Section 18 – Transitional Program for Covered Business Method Patents:

  • Requires the Director of the USPTO to establish an 8-year transitional program to review certain covered business-method patents in light of the Supreme Court's recent decision in Bilski v. Kappos.  The transitional program will operate similarly to the new post-grant review process.  Importantly, however, review under the transitional program will not be limited to the nine-month window after patent issuance.
  • Defines "covered business method patent" as "a patent that claims a method or corresponding apparatus for performing data processing or other operations used in the practice, administration, or management of a financial product or service, except that the term does not include patents for technological inventions."

Section 22 – Patent and Trademark Office Funding:

  • Facilitates the tracking of fee diversion from the USPTO to the U.S. general treasury by keeping funds collected by the PTO in a "Reserve Fund" that only allows release of such funds to the PTO "[t]o the extent and in amounts provided in appropriations Acts."

Section 23 – Satellite Offices:

  • Requires the Director of the USPTO to establish three USPTO satellite offices within the next three years.
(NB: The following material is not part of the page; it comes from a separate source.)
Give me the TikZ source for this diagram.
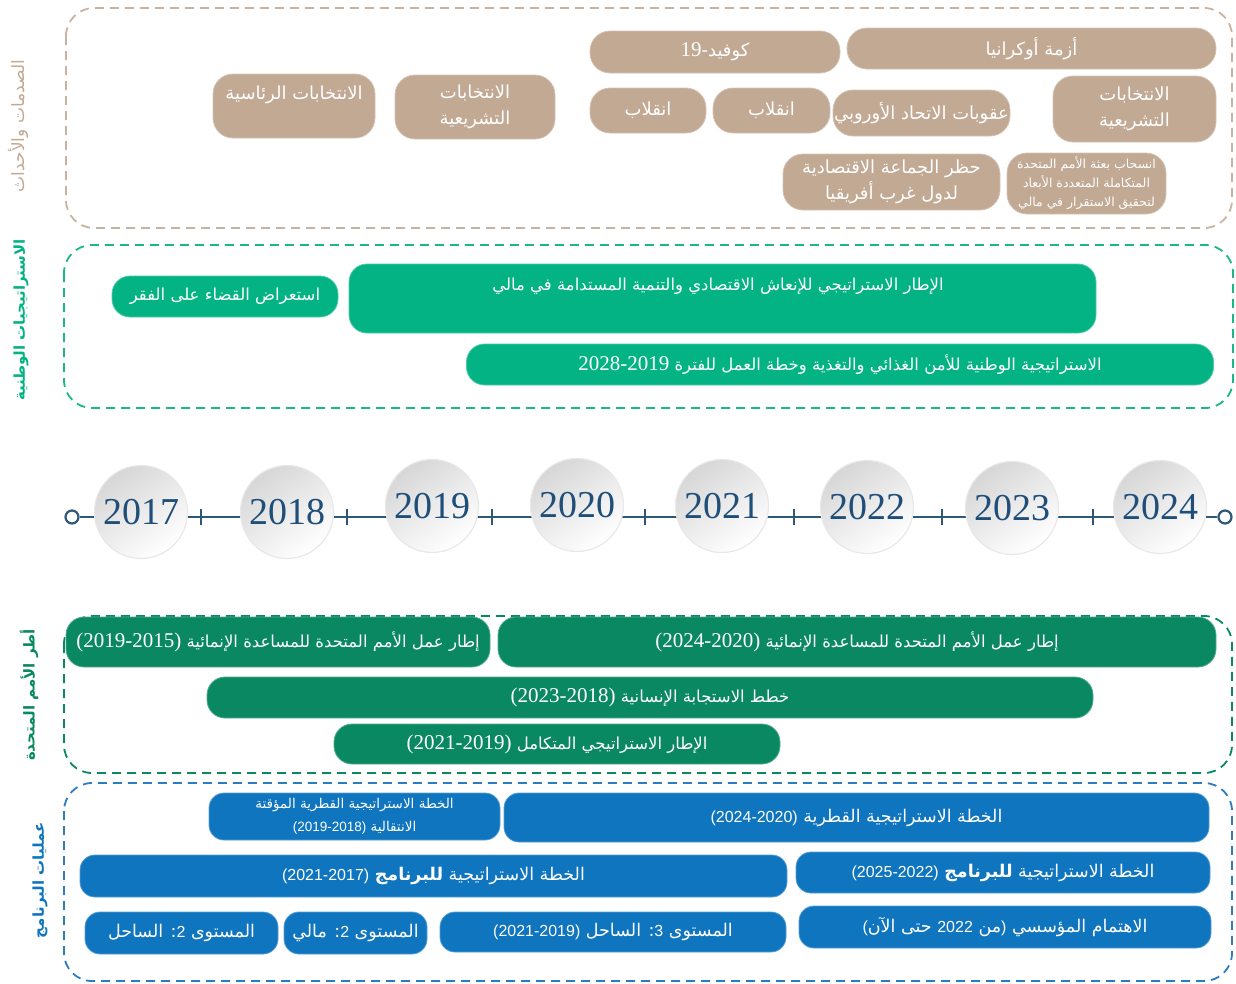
\documentclass[tikz,border=0pt]{standalone}
\usepackage{fontspec}
\TeXXeTstate=1
\newfontfamily\arabicfont[Script=Arabic]{DejaVu Sans}
\newfontfamily\numfont{Liberation Serif}
\newfontfamily\numsfont{Liberation Sans}
\newcommand{\ar}[1]{\beginR #1\endR}
\newcommand{\nm}[1]{\beginL{\numfont\fontsize{21}{24}\selectfont #1}\endL}
\newcommand{\nms}[1]{\beginL{\numsfont\fontsize{16}{20}\selectfont #1}\endL}
\newcommand{\nmss}[1]{\beginL{\numsfont\fontsize{13.5}{20}\selectfont #1}\endL}
\definecolor{tanfill}{HTML}{C1A994}
\definecolor{tanline}{HTML}{C9B29E}
\definecolor{ngreen}{HTML}{04B384}
\definecolor{ngreenline}{HTML}{1BB68A}
\definecolor{ungreen}{HTML}{0A8862}
\definecolor{pblue}{HTML}{0F75BF}
\definecolor{pblueline}{HTML}{2B7CC0}
\definecolor{yearblue}{HTML}{1F4E79}
\definecolor{tlcol}{HTML}{2F5877}
\tikzset{
  basebox/.style={rectangle, inner sep=0pt, text=white, align=center, line width=0.8pt},
  tanbox/.style={basebox, rounded corners=20pt, fill=tanfill, draw=tanfill!70!white,
     font=\arabicfont\fontsize{18}{26}\selectfont},
  natbox/.style={basebox, rounded corners=18pt, fill=ngreen, draw=ngreen!70!white,
     font=\arabicfont\fontsize{16.5}{22}\selectfont},
  unbox/.style={basebox, rounded corners=18pt, fill=ungreen, draw=ungreen!70!white,
     font=\arabicfont\fontsize{16.5}{22}\selectfont},
  progbox/.style={basebox, rounded corners=15pt, fill=pblue, draw=pblue!70!white,
     font=\arabicfont\fontsize{17.5}{22}\selectfont},
  boxtext/.style={inner sep=0pt, text=white, align=center},
  frame/.style={dash pattern=on 9pt off 6pt, line width=1.8pt, rounded corners=28pt},
  sidelabel/.style={rotate=90, inner sep=0pt, font=\arabicfont\fontsize{15}{18}\selectfont},
  yearc/.style={circle, minimum size=93pt, inner sep=0pt, top color=black!16, bottom color=white,
     shading angle=35, draw=black!9, line width=1.2pt, text=yearblue,
     font=\numfont\fontsize{38}{38}\selectfont},
  endc/.style={circle, minimum size=13pt, inner sep=0pt, draw=tlcol, line width=2.2pt, fill=white},
  tline/.style={draw=tlcol, line width=2.4pt}
}
\begin{document}
\begin{tikzpicture}[x=1pt,y=-1pt]
\useasboundingbox (0,0) rectangle (1236,983);

% ---------- frames ----------
\draw[frame, draw=tanline] (66,8) rectangle (1232,228);
\draw[frame, draw=ngreenline] (64,245) rectangle (1233,408);
\draw[frame, draw=ungreen] (64,616) rectangle (1232,773);
\draw[frame, draw=pblueline] (64,783) rectangle (1232,981);

% ---------- side labels ----------
\node[sidelabel, text=tanfill, font=\arabicfont\fontsize{17}{18}\selectfont] (lab1) at (18,126) {\ar{الصدمات والأحداث}};
\node[sidelabel, text=ngreen, font=\arabicfont\bfseries\fontsize{15}{18}\selectfont] (lab2) at (21,320) {\ar{الاستراتيجيات الوطنية}};
\node[sidelabel, text=ungreen, font=\arabicfont\bfseries\fontsize{15}{18}\selectfont] (lab3) at (29,695) {\ar{أطر الأمم المتحدة}};
\node[sidelabel, text=pblue, font=\arabicfont\bfseries\fontsize{15}{18}\selectfont] (lab4) at (40,880) {\ar{عمليات البرنامج}};

% ---------- shocks and events ----------
\node[tanbox, minimum width=162pt, minimum height=64pt] (t1) at (294,106) {};
\node[boxtext, font=\arabicfont\fontsize{18}{26}\selectfont] (t1l) at (294,95) {\ar{الانتخابات الرئاسية}};
\node[tanbox, minimum width=160pt, minimum height=64pt] (t2) at (475,107) {\ar{الانتخابات}\\\ar{التشريعية}};
\node[tanbox, minimum width=250pt, minimum height=42pt] (t3) at (715,52) {\ar{كوفيد-\nm{19}}};
\node[tanbox, minimum width=369pt, minimum height=41pt] (t4) at (1031.5,48.5) {\ar{أزمة أوكرانيا}};
\node[tanbox, minimum width=116pt, minimum height=45pt] (t5) at (648,110.5) {\ar{انقلاب}};
\node[tanbox, minimum width=117pt, minimum height=45pt] (t6) at (771.5,110.5) {\ar{انقلاب}};
\node[tanbox, minimum width=177pt, minimum height=46pt] (t7) at (921.5,113) {\ar{عقوبات الاتحاد الأوروبي}};
\node[tanbox, minimum width=163pt, minimum height=66pt] (t8) at (1134.5,109) {\ar{الانتخابات}\\\ar{التشريعية}};
\node[tanbox, minimum width=217pt, minimum height=56pt] (t9) at (891.5,182) {\ar{حظر الجماعة الاقتصادية}\\\ar{لدول غرب أفريقيا}};
\node[tanbox, minimum width=159pt, minimum height=61pt, font=\arabicfont\fontsize{12.5}{19}\selectfont] (t10) at (1086.5,183.5)
  {\ar{انسحاب بعثة الأمم المتحدة}\\\ar{المتكاملة المتعددة الأبعاد}\\\ar{لتحقيق الاستقرار في مالي}};

% ---------- national strategies ----------
\node[natbox, minimum width=226pt, minimum height=41pt] (g1) at (225,296.5) {\ar{استعراض القضاء على الفقر}};
\node[natbox, minimum width=747pt, minimum height=69pt] (g2) at (722.5,298.5) {};
\node[boxtext, font=\arabicfont\fontsize{16.5}{22}\selectfont] (g2l) at (718,286) {\ar{الإطار الاستراتيجي للإنعاش الاقتصادي والتنمية المستدامة في مالي}};
\node[natbox, minimum width=747pt, minimum height=41pt] (g3) at (840,364.5) {\ar{الاستراتيجية الوطنية للأمن الغذائي والتغذية وخطة العمل للفترة \nm{2028-2019}}};

% ---------- timeline ----------
\node[endc] (sL) at (72,517) {};
\node[endc] (sR) at (1225,517) {};
\draw[tline] (sL) -- (sR);
\foreach \tx in {201,347,492,645,794,942,1093}
  \draw[tline] (\tx,509) -- (\tx,525);
\node[yearc] (y2017) at (141,512) {2017};
\node[yearc] (y2018) at (287,512) {2018};
\node[yearc] (y2019) at (432,506) {2019};
\node[yearc] (y2020) at (577,505) {2020};
\node[yearc] (y2021) at (722,506) {2021};
\node[yearc] (y2022) at (867,507) {2022};
\node[yearc] (y2023) at (1012,508) {2023};
\node[yearc] (y2024) at (1160,507) {2024};

% ---------- UN frameworks ----------
\node[unbox, minimum width=424pt, minimum height=50pt] (u1) at (278,642) {\ar{إطار عمل الأمم المتحدة للمساعدة الإنمائية \nm{(2019-2015)}}};
\node[unbox, minimum width=718pt, minimum height=50pt] (u2) at (857,642) {\ar{إطار عمل الأمم المتحدة للمساعدة الإنمائية \nm{(2024-2020)}}};
\node[unbox, minimum width=886pt, minimum height=41pt] (u3) at (650,697.5) {\ar{خطط الاستجابة الإنسانية \nm{(2023-2018)}}};
\node[unbox, minimum width=446pt, minimum height=40pt] (u4) at (557,744) {\ar{الإطار الاستراتيجي المتكامل \nm{(2021-2019)}}};

% ---------- programme processes ----------
\node[progbox, minimum width=291pt, minimum height=47pt, font=\arabicfont\fontsize{13.5}{23}\selectfont] (b1) at (354.5,816.5)
  {\ar{الخطة الاستراتيجية القطرية المؤقتة}\\\ar{الانتقالية \nmss{(2019-2018)}}};
\node[progbox, minimum width=705pt, minimum height=49pt] (b2) at (856.5,817.5) {\ar{الخطة الاستراتيجية القطرية \nms{(2024-2020)}}};
\node[progbox, minimum width=707pt, minimum height=42pt] (b3) at (433.5,876) {\ar{الخطة الاستراتيجية {\bfseries للبرنامج} \nms{(2021-2017)}}};
\node[progbox, minimum width=414pt, minimum height=41pt] (b4) at (1003,872.5) {\ar{الخطة الاستراتيجية {\bfseries للبرنامج} \nms{(2025-2022)}}};
\node[progbox, minimum width=193pt, minimum height=42pt] (b5) at (181.5,933) {\ar{المستوى \nms{2}: الساحل}};
\node[progbox, minimum width=143pt, minimum height=42pt] (b6) at (355.5,933) {\ar{المستوى \nms{2}: مالي}};
\node[progbox, minimum width=346pt, minimum height=40pt] (b7) at (613,932) {\ar{المستوى \nms{3}: الساحل \nms{(2021-2019)}}};
\node[progbox, minimum width=412pt, minimum height=42pt] (b8) at (1005,927) {\ar{الاهتمام المؤسسي \nms{)}من \nms{2022} حتى الآن\nms{(}}};
\end{tikzpicture}
\end{document}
Section 28 – Patent Ombudsman Program for Small Business Concerns:

  • Requires the Director of the USPTO to establish a Patent Ombudsman Program to provide support and services to small businesses and independent inventors.

Section 33 – Limitation on Issuance of Patents:

  • Prohibits issuing a patent on a claim "directed to or encompassing a human organism."

Immediately upon returning from the August break, on September 6, 2011, the Senate voted 93-5 to invoke cloture on consideration of H.R. 1249, which prevented consideration of amendments not filed before the cloture vote, limited further debate to just 30 hours, and cut off the possibility of a filibuster.  The senate devoted approximately five hours to debating the handful of amendments that made the cloture deadline.  None of these amendments, however, were approved.  The bill then proceeded directly to a vote on the merits just hours before the President's address before a Joint Session of Congress addressing his plan for job creation.  Focus now shifts to the President's desk as we await the signature that will usher in the most the most comprehensive change to U.S. patent law in over 50 years.